在你眉梢点花灯(106)

  又问,“他乍闻此事,心中可有生疑?”

  “像是没有。”侍御史道,“正如外间传言的一般,三公子自落水后,人就有些奇怪,仿佛不怎么记事,以往大意的地方,如今倒是聪慧谨慎了起来,可是以往一点即透的地方,尤其与天家朝廷相关的,却不怎么往心里去。”

  “不过一切果如殿下所料,三公子一听闻老忠勇侯含冤,在意极了,也顾不上跟罗四小姐套话打听殿下您的身份,反而再三追问老忠勇侯的案子,一直到属下去囚室外等着了,他才离开。”

  “他这个人就是这样。”马车里的人又笑了一声,“常常本末倒置,轻重不分。”

  “这样很好,他既在意这案子,本王就可以借他之手,把云舒广案子的真相彻底掀开来,让父皇知道我那位仁善的太子哥哥,究竟是为何一病不起。不说扳倒……起码姚杭山这个人,可以彻底除掉了。”

  “枢密使大人当年害得忠勇侯战死,而今不能为殿下所用,有此一劫,乃是他自作孽。”侍御史道,犹豫了一会儿,又问,“既这样,殿下可还要对三公子下手?”

  “自然,他知道了最不该知道的,绝不能活着。”

  “可是……三公子虽不怎么敏锐,琮亲王殿下却是极厉害的。若是琮亲王知道了三公子被人谋害,定会追查到底,万一查到殿下身上,继而把所有的事都揭开,只怕今上再不会信任殿下您了。”

  “父皇他可曾有一日信任过我?”马车里的人冷声道。

  “再说了,你以为单凭一个程明婴,忠勇侯就可以平反?姚杭山就能获罪?”

  “这桩案子,非是要惊动琮亲王不可。只有明婴死了,琮亲王顺着他生前追查的冤情往下查,才能闹到父皇跟前,父皇才会治姚杭山的罪。”

  “何况本王这个皇叔,名声虽不怎么样,却十分得父皇信任。”马车里的人道,“知道父皇为何这么信任他吗?”

  “因为他最知道什么时候该做什么样的事。”

  “就算明婴死了,琮亲王至多查一查忠勇侯的案子,绝不会把当年那些丑事揭开来。一来,那些事看起来与明婴没什么关系;二来,这是天家秘辛,揭开来,反而给父皇脸上抹黑。琮亲王不去揭那些事,就不会猜到明婴的死,是本王动的手。”

  “是。”侍御史躬身一拜,“还是殿下缜密,考虑得比属下更周到。”

  “那么还是按计划,等过几日上白云寺祈福,便对三公子下手?”

  “嗯。”马车里的人应了一声,“去,告诉白云寺的暗桩,把消息透露给明婴手底下的人,就说能证明忠勇侯无罪的证人正是被扣在白云寺的清风院里。

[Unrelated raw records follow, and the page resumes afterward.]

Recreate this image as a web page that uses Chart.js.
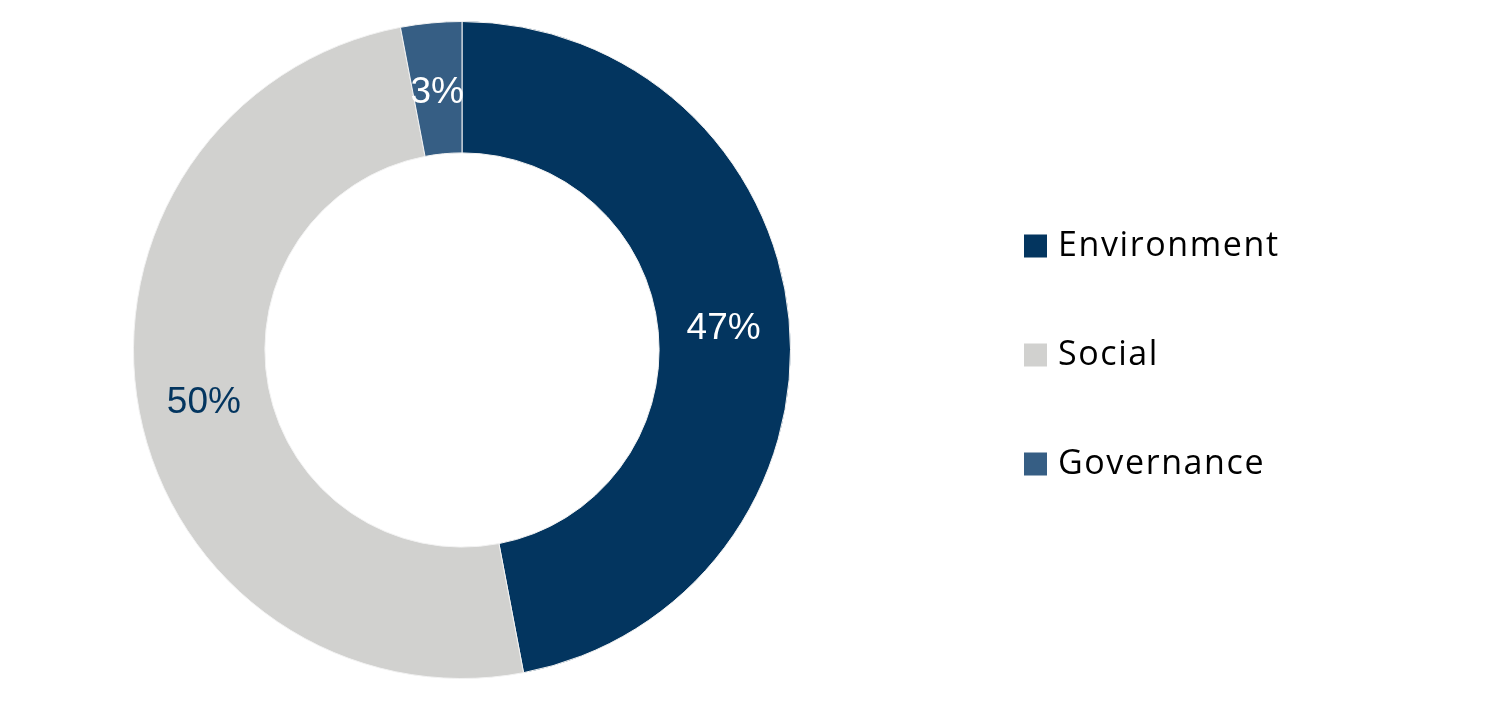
<!DOCTYPE html>
<html>
<head>
<meta charset="utf-8">
<style>
  html, body { margin: 0; padding: 0; background: #fff; }
  #wrap { width: 1494px; height: 710px; position: relative; }
</style>
<script src="https://cdn.jsdelivr.net/npm/chart.js@4.4.1/dist/chart.umd.min.js"></script>
</head>
<body>
<div id="wrap"><canvas id="esg"></canvas></div>
<script>
// ESG split
const categories = ["Environment", "Social", "Governance"];
const shares = [47, 50, 3];
const sliceColors = ["#03355F", "#D1D1CF", "#365E84"];
const labelColors = ["#ffffff", "#03355F", "#ffffff"];

// percent labels in the middle of each ring slice
const sliceLabels = {
  id: "sliceLabels",
  afterDatasetsDraw(chart) {
    const ctx = chart.ctx;
    const meta = chart.getDatasetMeta(0);
    ctx.save();
    ctx.font = "37px 'Liberation Sans', Arial, sans-serif";
    ctx.textAlign = "center";
    ctx.textBaseline = "middle";
    meta.data.forEach((arc, i) => {
      const p = arc.tooltipPosition();
      ctx.fillStyle = labelColors[i];
      ctx.fillText(shares[i] + "%", p.x, p.y + 4);
    });
    ctx.restore();
  }
};

// legend drawn at the right, one item per row
const sideLegend = {
  id: "sideLegend",
  afterDraw(chart) {
    const ctx = chart.ctx;
    const x = 1024, y0 = 246, step = 109, box = 23;
    ctx.save();
    ctx.font = "34px 'Open Sans', sans-serif";
    ctx.letterSpacing = "1.6px";
    ctx.textBaseline = "middle";
    categories.forEach((name, i) => {
      const y = y0 + i * step;
      ctx.fillStyle = sliceColors[i];
      ctx.fillRect(x, y - box / 2, box, box);
      ctx.fillStyle = "#000";
      ctx.fillText(name, x + 34, y);
    });
    ctx.restore();
  }
};

new Chart("esg", {
  type: "doughnut",
  data: {
    labels: categories,
    datasets: [{
      data: shares,
      backgroundColor: sliceColors,
      borderColor: "#f2f2f2",
      borderWidth: 1
    }]
  },
  options: {
    responsive: true,
    maintainAspectRatio: false,
    animation: false,
    cutout: "60%",
    layout: { padding: { left: 0, right: 570, top: 21, bottom: 31 } },
    plugins: {
      legend: { display: false },
      tooltip: { enabled: false }
    }
  },
  plugins: [sliceLabels, sideLegend]
});
</script>
</body>
</html>
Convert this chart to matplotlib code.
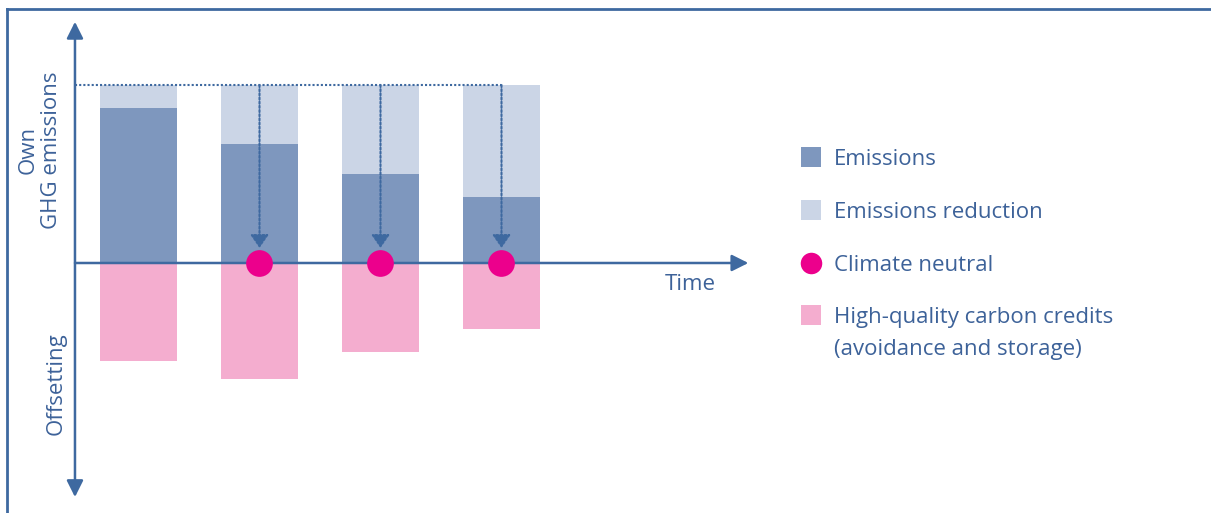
import matplotlib
matplotlib.use("Agg")
import matplotlib.pyplot as plt
from matplotlib.lines import Line2D

# ---- data ----
periods = [0, 1, 2, 3]
baseline = 100
emissions = [87, 67, 50, 37]
reduction = [baseline - e for e in emissions]
credits = [55, 65, 50, 37]
neutral_periods = [1, 2, 3]
labels = ["Emissions", "Emissions reduction", "Climate neutral",
          "High-quality carbon credits\n(avoidance and storage)"]

C_EM = "#7E97BE"
C_RED = "#CBD5E6"
C_CRED = "#F4ADCF"
C_DOT = "#EC008C"
C_AX = "#3E69A0"
C_TXT = "#3D6299"

plt.rcParams['font.family'] = ['Open Sans', 'DejaVu Sans']

W, H = 1211, 513
fig = plt.figure(figsize=(W / 100, H / 100), dpi=100)
ax = fig.add_axes([0, 0, 1, 1])
ax.set_xlim(-1.1446, 8.8636)
ax.set_ylim(-140.45, 147.75)
ax.axis("off")


def fx(px):
    return px / W


def fy(py):
    return 1 - py / H


w = 77 / 121
ax.bar(periods, emissions, width=w, color=C_EM, zorder=2)
ax.bar(periods, reduction, bottom=emissions, width=w, color=C_RED, zorder=2)
ax.bar(periods, [-c for c in credits], width=w, color=C_CRED, zorder=2)

# axes arrows
x_axis = -0.525
ax.annotate("", xy=(x_axis, 135.5), xytext=(x_axis, -131.5),
            arrowprops=dict(arrowstyle="<|-|>,head_length=1.0,head_width=0.5",
                            color=C_AX, lw=1.8, shrinkA=0, shrinkB=0), zorder=3)
ax.annotate("", xy=(5.04, 0), xytext=(x_axis, 0),
            arrowprops=dict(arrowstyle="-|>,head_length=1.0,head_width=0.5",
                            color=C_AX, lw=1.8, shrinkA=0, shrinkB=0), zorder=3)

# dotted baseline
ax.plot([x_axis, periods[-1]], [baseline, baseline], color=C_AX, lw=1.5,
        ls=(0, (1, 1)), zorder=3)

# dotted arrows to climate-neutral points
for p in neutral_periods:
    ax.annotate("", xy=(p, 8.4), xytext=(p, baseline),
                arrowprops=dict(arrowstyle="-|>,head_length=0.8,head_width=0.55",
                                color=C_AX, lw=1.5, ls=(0, (1, 1)),
                                shrinkA=0, shrinkB=0), zorder=4)
ax.scatter(neutral_periods, [0] * len(neutral_periods), s=370,
           color=C_DOT, zorder=5, linewidths=0)

# axis labels
fig.text(fx(40), fy(150), "Own\nGHG emissions", rotation=90, ha="center", va="center",
         fontsize=16, color=C_TXT, linespacing=1.13)
fig.text(fx(56), fy(384), "Offsetting", rotation=90, ha="center", va="center",
         fontsize=16, color=C_TXT)
fig.text(fx(690), fy(284), "Time", ha="center", va="center", fontsize=16, color=C_TXT)

# legend (manual layout)
rows_y = [157, 210, 263, 315]
handles = [("s", C_EM, 13.7), ("s", C_RED, 13.7), ("o", C_DOT, 15.5), ("s", C_CRED, 13.7)]
for yy, (mk, col, ms), lab in zip(rows_y, handles, labels):
    fig.add_artist(Line2D([fx(811)], [fy(yy)], marker=mk, color=col, markersize=ms,
                          markeredgewidth=0, ls="none", transform=fig.transFigure))
    fig.text(fx(834), fy(yy - 8), lab, ha="left", va="top", fontsize=16,
             color=C_TXT, linespacing=1.7)

# frame lines (left and top)
fig.add_artist(Line2D([fx(7), fx(7)], [0, fy(9)], transform=fig.transFigure,
                      color=C_AX, lw=2))
fig.add_artist(Line2D([fx(7), 1], [fy(9), fy(9)], transform=fig.transFigure,
                      color=C_AX, lw=2))

fig.savefig("out.png", dpi=100)
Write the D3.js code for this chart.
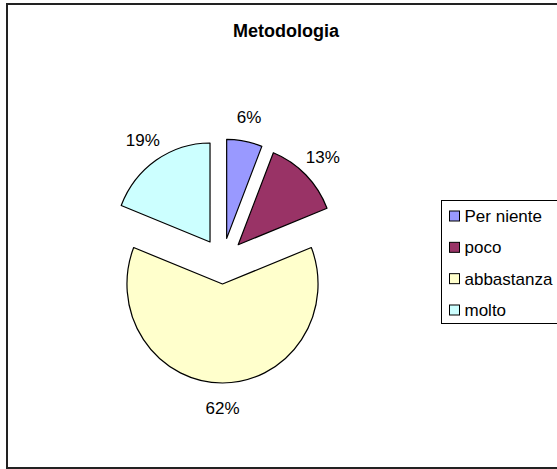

”

  他说着,大惑不解道:“本王这位堂弟,实在是命大,上回花朝节,分明已死透了,不知怎么回事,竟活了过来。”

  “是,属下也听说了,跟死身回魂似的。”侍御史道,“不过殿下放心,这回属下一定悉心安排,确保万无一失。”

  “三公子他,也就只余几日光景可活了。”

  —*—*—*—

  程昶回府后,也不耽搁,当即就托人去打听当年忠勇侯的案子,不出三日,下头的人就过来回话了。

  说忠勇侯战死后,旧部大都遗在了塞北,但因为朝廷中有人参忠勇侯贪功冒进,其中有几人便被秘密押回了金陵审问,又因为今上没给明话,这几人不好被堂而皇之地送去大牢,几经辗转,现如今被软禁在白云寺的清风院里。

  程昶没料到这么快就得了消息,一时之间竟有些拿不定主意。

  他不清楚忠勇侯案子的细枝末节,原想找云浠商量,但云浠带兵去京郊平乱未归,去信亦来不及——明天就该去白云寺了。

  思来想去便也作罢,程昶想,还是自己先去跟清风院那几个罪人打听一番,看看是否确实能证明忠勇侯有冤,也省得云浠回来后空欢喜一场。

  隔日天不亮就要起行,这夜不过暮色将至,程昶便洗漱完,预备睡了。

  他思量了一整日,有些乏,几乎是沾枕即眠。

  恍惚中又入梦,梦里先是一片白茫茫,尔后慢慢浮现一条走廊。

  这条走廊他认得,是他上辈子常去的那家医院。

  在梦里,他仿佛是知道自己该去哪儿,脚步不由自主地往前走,停在一间病房前,推门而入。

  这是一间vip病房,病床上躺着一个人,一旁还有两个做记录的护士。

  程昶走进一看,病床上躺着的那个人正是他自己。